I've been cooking since I was 10 years old. I always enjoyed doing it and showing off at it. I was a tenured professor at North Carolina State University. I left to pursue a department head position at McNeese University in Lake Charles [in southern Louisiana]. I retired after about five years, and we came back to Raleigh so that my wife could take a job as an elementary-school principal. I opened the school about a block and half from my house.
Did you plan to incorporate team-building lessons with the cooking?

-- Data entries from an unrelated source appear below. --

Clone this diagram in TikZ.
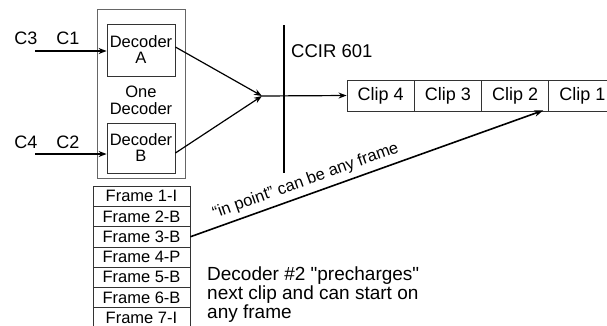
\documentclass[tikz,border=0pt]{standalone}
\usepackage{fontspec}
\setmainfont{Liberation Sans}
\newfontfamily\qfont{Liberation Sans}[Ligatures=ResetAll]
\newcommand{\sq}{{\qfont\symbol{34}}}
\usetikzlibrary{arrows.meta,calc}
\tikzset{
  box/.style={draw=black!80, line width=0.8pt, rectangle, inner sep=0pt, font=\fontsize{16.5}{17}\selectfont},
  outerbox/.style={draw=black!60, line width=0.8pt, rectangle, inner sep=0pt},
  framebox/.style={box, minimum width=97pt, minimum height=20.3pt},
  clipbox/.style={draw=black!80, line width=0.8pt, rectangle, inner sep=0pt, minimum width=67.3pt, minimum height=31pt, font=\fontsize{18}{18}\selectfont},
  lbl/.style={inner sep=0pt, font=\fontsize{18}{18}\selectfont},
  arr/.style={line width=1.2pt, -{Stealth[length=8pt,width=6pt]}},
  ln/.style={line width=1.2pt}
}
\begin{document}
\begin{tikzpicture}[x=1pt,y=-1pt]
\path[use as bounding box, clip] (0,0) rectangle (607,325);
% decoder group
\node[outerbox, minimum width=88pt, minimum height=169pt] (outer) at (141,93.5) {};
\node[box, minimum width=68pt, minimum height=52pt, align=center] (decA) at (141,50) {Decoder\\[-1pt]A};
\node[box, minimum width=68pt, minimum height=50pt, align=center] (decB) at (141,148) {Decoder\\[-1pt]B};
\node[inner sep=0pt, align=center, font=\fontsize{16.5}{17}\selectfont] (one) at (141,100) {One\\Decoder};
% inputs
\node[lbl] (c3) at (26,38) {C3};
\node[lbl] (c1) at (68,38) {C1};
\node[lbl] (c4) at (26,142) {C4};
\node[lbl] (c2) at (68,142) {C2};
\coordinate (inA) at (35,51);
\coordinate (inB) at (35,154);
\draw[arr] (inA) -- (inA -| decA.west);
\draw[arr] (inB) -- (inB -| decB.west);
% merge
\coordinate (m) at (262,96);
\draw[arr] ([yshift=3pt]decA.east) -- (m);
\draw[arr] ([yshift=-5pt]decB.east) -- (m);
% vertical line
\coordinate (vt) at (284,25);
\coordinate (vb) at (284,173);
\draw[ln] (vt) -- (vb);
\node[anchor=west, inner sep=0pt, font=\fontsize{18.5}{19}\selectfont] (ccir) at (291,51) {CCIR 601};
% clips
\node[clipbox] (clip4) at (380.6,95.5) {Clip 4};
\node[clipbox] (clip3) at (447.9,95.5) {Clip 3};
\node[clipbox] (clip2) at (515.2,95.5) {Clip 2};
\node[clipbox] (clip1) at (582.5,95.5) {Clip 1};
\draw[arr] (m) -- (clip4.west);
% frames
\node[framebox] (f1) at (141.5,196.15) {Frame 1-I};
\node[framebox] (f2) at (141.5,216.45) {Frame 2-B};
\node[framebox] (f3) at (141.5,236.75) {Frame 3-B};
\node[framebox] (f4) at (141.5,257.05) {Frame 4-P};
\node[framebox] (f5) at (141.5,277.35) {Frame 5-B};
\node[framebox] (f6) at (141.5,297.65) {Frame 6-B};
\node[framebox] (f7) at (141.5,317.95) {Frame 7-I};
% in point arrow
\draw[line width=1.6pt, -{Stealth[length=9pt,width=6.5pt]}] (f3.east) -- node[pos=0.34, sloped, above=5pt, inner sep=0pt, font=\fontsize{16.5}{17}\selectfont] (inpt) {``in point'' can be any frame} ([xshift=-6pt,yshift=1pt]clip2.south east);
% description
\node[anchor=north west, inner sep=0pt, align=left, font=\fontsize{19}{16.5}\selectfont] (desc) at (207,267) {Decoder \#2 \sq precharges\sq\\next clip and can start on\\any frame};
\end{tikzpicture}
\end{document}
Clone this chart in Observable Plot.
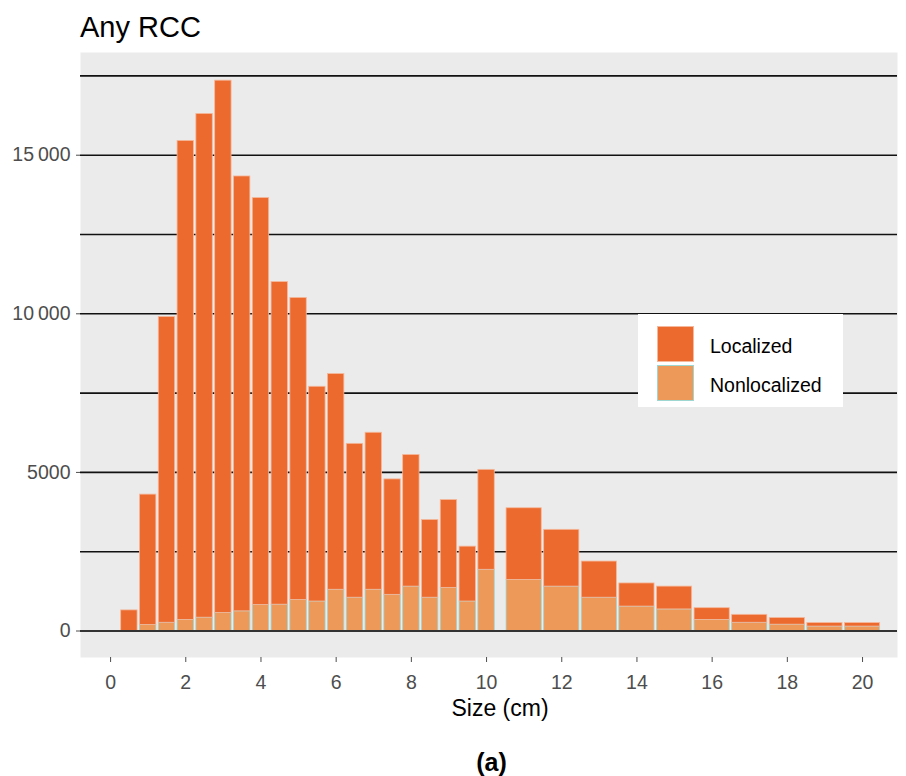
<!DOCTYPE html>
<html>
<head>
<meta charset="utf-8">
<script src="https://cdn.jsdelivr.net/npm/d3@7"></script>
<script src="https://cdn.jsdelivr.net/npm/@observablehq/plot@0.6"></script>
<style>
  body { margin: 0; background: #fff; font-family: "Liberation Sans", Arial, sans-serif; }
  #wrap { position: relative; width: 906px; height: 776px; overflow: hidden; background: #fff; }
  #chart { position: absolute; left: 0; top: 0; }
  .t { position: absolute; line-height: 1; white-space: nowrap; }
  #legend { position: absolute; left: 638px; top: 314px; width: 205px; height: 93px; background: #fff; }
  .sw { position: absolute; left: 19px; width: 37px; height: 36px; box-sizing: border-box; }
</style>
</head>
<body>
<div id="wrap">
  <div id="chart"></div>
  <div class="t" style="left:80px;top:12.5px;font-size:29px;color:#000;">Any RCC</div>
  <div class="t" style="left:500px;top:697px;font-size:23px;color:#000;transform:translateX(-50%);">Size (cm)</div>
  <div class="t" style="left:491.5px;top:750px;font-size:25px;font-weight:bold;color:#000;transform:translateX(-50%);">(a)</div>
  <div id="legend"></div>
</div>
<script>
// ---- data ----
const sizes = [0.5, 1, 1.5, 2, 2.5, 3, 3.5, 4, 4.5, 5, 5.5, 6, 6.5, 7, 7.5, 8, 8.5, 9, 9.5, 10,
               11, 12, 13, 14, 15, 16, 17, 18, 19, 20];
const localized = [650, 4110, 9640, 15100, 15880, 16780, 13710, 12830, 10170, 9520,
                   6770, 6800, 4850, 4950, 3640, 4150, 2450, 2770, 1730, 3150,
                   2260, 1790, 1140, 730, 720, 370, 250, 210, 110, 110];
const nonlocalized = [0, 190, 260, 350, 420, 570, 620, 820, 830, 980,
                      930, 1300, 1050, 1300, 1140, 1400, 1050, 1360, 930, 1930,
                      1610, 1400, 1050, 770, 680, 350, 260, 200, 140, 140];
const series = ["Localized", "Nonlocalized"];
const xTicks = [0, 2, 4, 6, 8, 10, 12, 14, 16, 18, 20];
const yTicks = [0, 5000, 10000, 15000];
const yGrid = [0, 2500, 5000, 7500, 10000, 12500, 15000, 17500];

// ---- styles ----
const fills = { Localized: "#EC6A2D", Nonlocalized: "#EC9959" };
const strokes = { Localized: "#F5B89C", Nonlocalized: "#9ED6D2" };

const rows = [];
sizes.forEach((s, i) => {
  const bw = s <= 10 ? 0.5 : 1;
  rows.push({ type: "Nonlocalized", x1: s - bw / 2, x2: s + bw / 2, y1: 0, y2: nonlocalized[i] });
  rows.push({ type: "Localized", x1: s - bw / 2, x2: s + bw / 2, y1: nonlocalized[i], y2: nonlocalized[i] + localized[i] });
});

const fmt = d => d >= 10000 ? d3.format(",")(d).replace(",", "\u2009") : String(d);

const barMark = (name) => Plot.rect(rows.filter(r => r.type === name && r.y2 > r.y1), {
  x1: "x1", x2: "x2", y1: "y1", y2: "y2",
  fill: fills[name], stroke: strokes[name], strokeWidth: 0.8,
  insetLeft: 1.2, insetRight: 1.2
});

const chart = Plot.plot({
  width: 906, height: 776,
  marginLeft: 80, marginRight: 9, marginTop: 52, marginBottom: 119,
  style: { fontFamily: '"Liberation Sans", Arial, sans-serif', fontSize: "19.5px", background: "transparent" },
  x: { domain: [-0.8, 20.93] },
  y: { domain: [-835, 18238] },
  marks: [
    Plot.frame({ fill: "#EBEBEB", stroke: null }),
    Plot.ruleY(yGrid, { stroke: "#111", strokeWidth: 1.6 }),
    barMark("Nonlocalized"),
    barMark("Localized"),
    Plot.ruleY([0], { stroke: "#333", strokeWidth: 1.8 }),
    Plot.axisX({ ticks: xTicks, tickSize: 5, tickPadding: 13, label: null, color: "#4d4d4d", tickFormat: d => String(d) }),
    Plot.axisY({ ticks: yTicks, tickSize: 4, tickPadding: 6, label: null, color: "#4d4d4d", tickFormat: fmt })
  ]
});
document.getElementById("chart").appendChild(chart);

// ---- legend ----
const legend = document.getElementById("legend");
series.forEach((name, i) => {
  const sw = document.createElement("div");
  sw.className = "sw";
  sw.style.top = (12 + i * 39) + "px";
  sw.style.background = fills[name];
  sw.style.border = "1px solid " + strokes[name];
  legend.appendChild(sw);
  const lab = document.createElement("div");
  lab.className = "t";
  lab.style.left = "72px";
  lab.style.top = (22.5 + i * 39) + "px";
  lab.style.fontSize = "19.5px";
  lab.style.color = "#000";
  lab.textContent = name;
  legend.appendChild(lab);
});
</script>
</body>
</html>
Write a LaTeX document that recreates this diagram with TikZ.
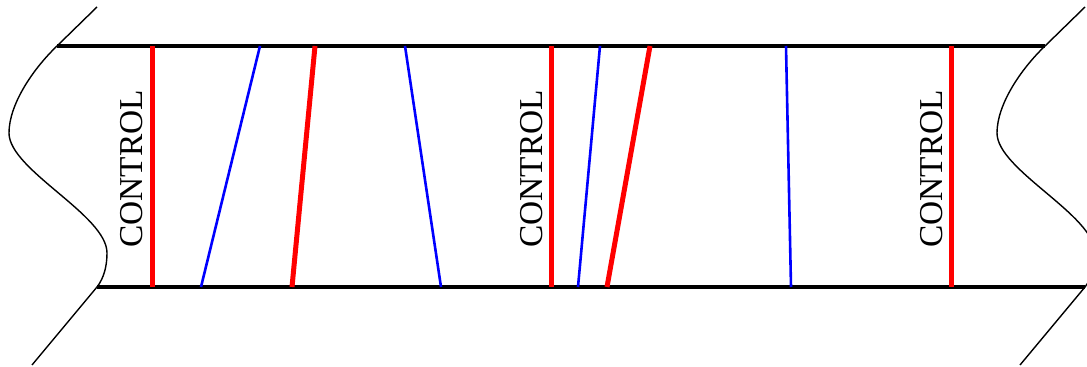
\documentclass[tikz,border=0pt]{standalone}
\usepackage{fontspec}
\setmainfont{Liberation Serif}
\usepackage{xcolor}
\usetikzlibrary{calc,positioning}

\begin{document}
\begin{tikzpicture}[x=0.5pt,y=-0.5pt,line join=round,
    rail/.style={draw,line width=2pt},
    cut/.style={draw,red,line width=2.5pt},
    probe/.style={draw,blue,line width=1.3pt},
    wave/.style={draw,line width=0.7pt},
    ctrl/.style={rotate=90,inner sep=0pt,font=\fontsize{16.7}{20}\selectfont}]
    \useasboundingbox (0,0) rectangle (1087,367);

    % rails
    \coordinate (tl) at (57,46);
    \coordinate (tr) at (1045,46);
    \coordinate (bl) at (97,287);
    \coordinate (br) at (1085,287);
    \path[rail] (tl) -- (tr);
    \path[rail] (bl) -- (br);

    % broken ends
    \path[wave] (97,7) -- (57,46) .. controls (32,70) and (9,105) .. (9,133)
        .. controls (9,170) and (107,215) .. (107,253)
        .. controls (107,266) and (104,278) .. (97,287) -- (32,365);
    \path[wave,shift={(988,0)}] (97,7) -- (57,46) .. controls (32,70) and (9,105) .. (9,133)
        .. controls (9,170) and (107,215) .. (107,253)
        .. controls (107,266) and (104,278) .. (97,287) -- (32,365);

    % control sections
    \coordinate (c1t) at (152,46);  \coordinate (c1b) at (152,287);
    \coordinate (c2t) at (551,46);  \coordinate (c2b) at (551,287);
    \coordinate (c3t) at (951,46);  \coordinate (c3b) at (951,287);
    \path[cut] (c1t) -- (c1b);
    \path[cut] (c2t) -- (c2b);
    \path[cut] (c3t) -- (c3b);
    \node[ctrl] (ctrl1) at (132,169) {CONTROL};
    \node[ctrl] (ctrl2) at (532,169) {CONTROL};
    \node[ctrl] (ctrl3) at (932,169) {CONTROL};

    % slanted cuts
    \coordinate (r1t) at (315,46);  \coordinate (r1b) at (292,287);
    \coordinate (r2t) at (650,46);  \coordinate (r2b) at (607,287);
    \path[cut] (r1t) -- (r1b);
    \path[cut] (r2t) -- (r2b);

    % blue lines
    \coordinate (p1t) at (260,46);  \coordinate (p1b) at (201,287);
    \coordinate (p2t) at (405,46);  \coordinate (p2b) at (441,287);
    \coordinate (p3t) at (600,46);  \coordinate (p3b) at (578,287);
    \coordinate (p4t) at (786,46);  \coordinate (p4b) at (791,287);
    \path[probe] (p1t) -- (p1b);
    \path[probe] (p2t) -- (p2b);
    \path[probe] (p3t) -- (p3b);
    \path[probe] (p4t) -- (p4b);

\end{tikzpicture}
\end{document}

No. I'd like to claim I surveyed the market and discovered this potential, but they came to me and asked me for it. My first call was from Nortel Networks in Raleigh. I had taught small-group communication for a long time -- leadership and followship and how groups work together to solve problems. I came up with a basic syllabus. We talk a lot about interpersonal communications.
What is it about cooking lessons that lends itself to team building?
I divide them into three teams. One team prepares an appetizer; one prepares the entree; and one prepares the dessert. They all wear Chef Rameaux aprons. They are assigned to workstations with ingredients, chopping boards, knives and spoons.
I talk about team building. I tell them we're going to solve new problems with new materials and new tools and new processes in order to achieve new results. To do that, they have to work together. Each person makes different contributions to the problem solving. It all comes together as one coherent meal.